The model is then trained to reconstruct these missing parts using only the visible portions of the input. This means the model generates its own learning objective; it learns by predicting what should be in the masked regions. The encoder processes only the unmasked, visible parts of the input to extract meaningful features. A separate, lightweight decoder then uses these extracted features, along with information about the masked locations, to predict the original content of the hidden parts. This reconstruction task, often formulated as a pixel-wise mean squared error for images, compels the model to develop a deep understanding of the data’s underlying structure and patterns.

Why Masking Transforms Learning

The masking strategy significantly transforms how models learn, offering substantial advantages in data representation. By forcing the model to infer missing information from partial inputs, masked autoencoders learn robust and generalizable representations without the need for extensive human-labeled data. This self-supervised pre-training allows models to capture complex patterns within the data by learning to understand context and relationships from incomplete information.
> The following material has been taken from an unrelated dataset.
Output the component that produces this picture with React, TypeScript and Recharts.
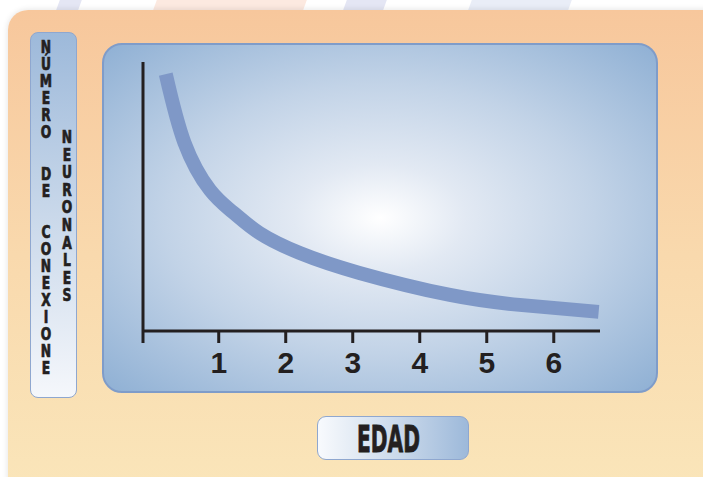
import React from 'react';
import { LineChart, Line, XAxis, YAxis } from 'recharts';

// edad (años) vs número de conexiones neuronales (relativo)
const edad = [0.21, 0.49, 0.87, 1.21, 1.61, 2.21, 3.1, 4.45, 5.49, 6.67];
const conexiones = [95.5, 69.9, 52.4, 44.2, 36.4, 29.0, 21.6, 13.4, 9.7, 7.1];
const xTicks = [1, 2, 3, 4, 5, 6];
const xMin = -0.13;
const xMax = 6.69;

const yLabelCol1 = ['NÚMERO', 'DE', 'CONEXIONE'];
const yLabelCol2 = ['NEURONALES'];
const xLabel = 'EDAD';

const data = edad.map((e, i) => ({ edad: e, conexiones: conexiones[i] }));

const letterFont = '"DejaVu Sans Condensed", "Liberation Sans Narrow", "Arial Narrow", sans-serif';

const Column = ({ words, left, top, step, gap }: { words: string[]; left: number; top: number; step: number; gap: number }) => (
  <div style={{ position: 'absolute', left, top, width: 14, display: 'flex', flexDirection: 'column', alignItems: 'center', transform: 'scaleX(0.76)', transformOrigin: 'center top' }}>
    {words.map((w, wi) => (
      <div key={wi} style={{ marginTop: wi === 0 ? 0 : gap, display: 'flex', flexDirection: 'column', alignItems: 'center' }}>
        {w.split('').map((ch, ci) => (
          <div key={ci} style={{ height: step, lineHeight: step + 'px', fontFamily: letterFont, fontWeight: 900, fontSize: 18, color: '#231F20', WebkitTextStroke: '0.7px #231F20' }}>
            {ch}
          </div>
        ))}
      </div>
    ))}
  </div>
);

export default function App() {
  return (
    <div style={{ position: 'absolute', left: 0, top: 0, width: 703, height: 477, overflow: 'hidden', background: '#ffffff' }}>
      {/* faint header remains */}
      <div style={{ position: 'absolute', left: 58, top: -5, width: 22, height: 20, background: '#d9dcef', transform: 'skewX(-20deg)', opacity: 0.7 }} />
      <div style={{ position: 'absolute', left: 155, top: -5, width: 150, height: 20, background: '#fbe4d8', transform: 'skewX(-20deg)', opacity: 0.8 }} />
      <div style={{ position: 'absolute', left: 345, top: -5, width: 40, height: 20, background: '#d9dcef', transform: 'skewX(-20deg)', opacity: 0.7 }} />
      <div style={{ position: 'absolute', left: 470, top: -5, width: 100, height: 20, background: '#e3e8f5', transform: 'skewX(-20deg)', opacity: 0.8 }} />

      {/* outer orange panel */}
      <div style={{ position: 'absolute', left: 8, top: 10, width: 720, height: 490, borderRadius: 20, background: 'linear-gradient(to bottom, #F7C79C 0%, #F9D9AD 50%, #FAE6BA 100%)', boxShadow: '0 0 6px rgba(0,0,0,0.12)' }} />

      {/* y label box */}
      <div style={{ position: 'absolute', left: 30, top: 32, width: 45, height: 364, borderRadius: 8, border: '1px solid #8FA7CF', background: 'linear-gradient(to bottom, #9DB9DA 0%, #C9D8EA 50%, #F5F7FB 100%)' }} />
      <Column words={yLabelCol1} left={38.5} top={38} step={17} gap={24.5} />
      <Column words={yLabelCol2} left={60} top={128} step={17.6} gap={0} />

      {/* chart panel */}
      <div style={{ position: 'absolute', left: 102, top: 43, width: 552, height: 346, borderRadius: 20, border: '2px solid #7F9CC9', background: 'radial-gradient(ellipse farthest-corner at 50% 50%, #ffffff 0%, #e2e9f3 22%, #c2d3e7 55%, #8FB0D4 100%)' }} />
      <div style={{ position: 'absolute', left: 102, top: 44 }}>
        <LineChart width={555} height={348} data={data} margin={{ top: 18, right: 57, left: 39, bottom: 0 }}>
          <XAxis
            type="number"
            dataKey="edad"
            domain={[xMin, xMax]}
            ticks={[xMin, ...xTicks]}
            tickFormatter={(v: number) => (v < 0.5 ? '' : String(v))}
            height={61}
            tickSize={12}
            tickMargin={9}
            axisLine={{ stroke: '#231F20', strokeWidth: 3 }}
            tickLine={{ stroke: '#231F20', strokeWidth: 3 }}
            tick={{ fill: '#231F20', fontSize: 30, fontWeight: 700, fontFamily: '"Liberation Sans", Arial, sans-serif' }}
            allowDataOverflow
          />
          <YAxis
            type="number"
            domain={[0, 100]}
            width={2}
            tick={false}
            tickLine={false}
            axisLine={{ stroke: '#231F20', strokeWidth: 3 }}
          />
          <Line type="natural" dataKey="conexiones" stroke="#7F98C7" strokeWidth={14} strokeLinecap="butt" dot={false} isAnimationActive={false} />
        </LineChart>
      </div>

      {/* x label box */}
      <div style={{ position: 'absolute', left: 317, top: 416, width: 150, height: 42, borderRadius: 9, border: '1px solid #8FA7CF', background: 'linear-gradient(to right, #F8FAFD 0%, #C9D8EA 55%, #9DB9DA 100%)' }} />
      <svg style={{ position: 'absolute', left: 317, top: 416 }} width={152} height={44}>
        <text x={40} y={36} textLength={63} lengthAdjust="spacingAndGlyphs" fontFamily={letterFont} fontWeight={900} fontSize={37} fill="#231F20" stroke="#231F20" strokeWidth={0.8}>
          {xLabel}
        </text>
      </svg>
    </div>
  );
}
This approach leads to improved efficiency in training, especially for very large models like Vision Transformers (ViT). The encoder only processes the visible patches, which reduces computational costs and allows for high masking ratios, sometimes up to 75% of the input. This aggressive masking ratio ensures the model learns holistic representations rather than relying on local clues. The ability to learn from vast amounts of unlabeled data makes MAEs highly scalable, enabling the development of high-capacity models that can achieve strong performance on various downstream tasks.

Practical Applications

Masked autoencoders have impacted various fields, particularly computer vision and natural language processing. In computer vision, MAEs have advanced tasks such as image recognition and object detection. By pre-training on large datasets of unlabeled images, they enable models to learn rich visual features that can be fine-tuned for specific tasks with less labeled data.

In natural language processing, masking has driven the success of large language models. Models like BERT, which predict missing words in a sentence, leverage similar masking principles to learn contextual relationships and semantic understanding from vast amounts of text. This pre-training allows these models to perform well on tasks like text generation, sentiment analysis, and question answering, showcasing the utility of masked autoencoders in modern AI.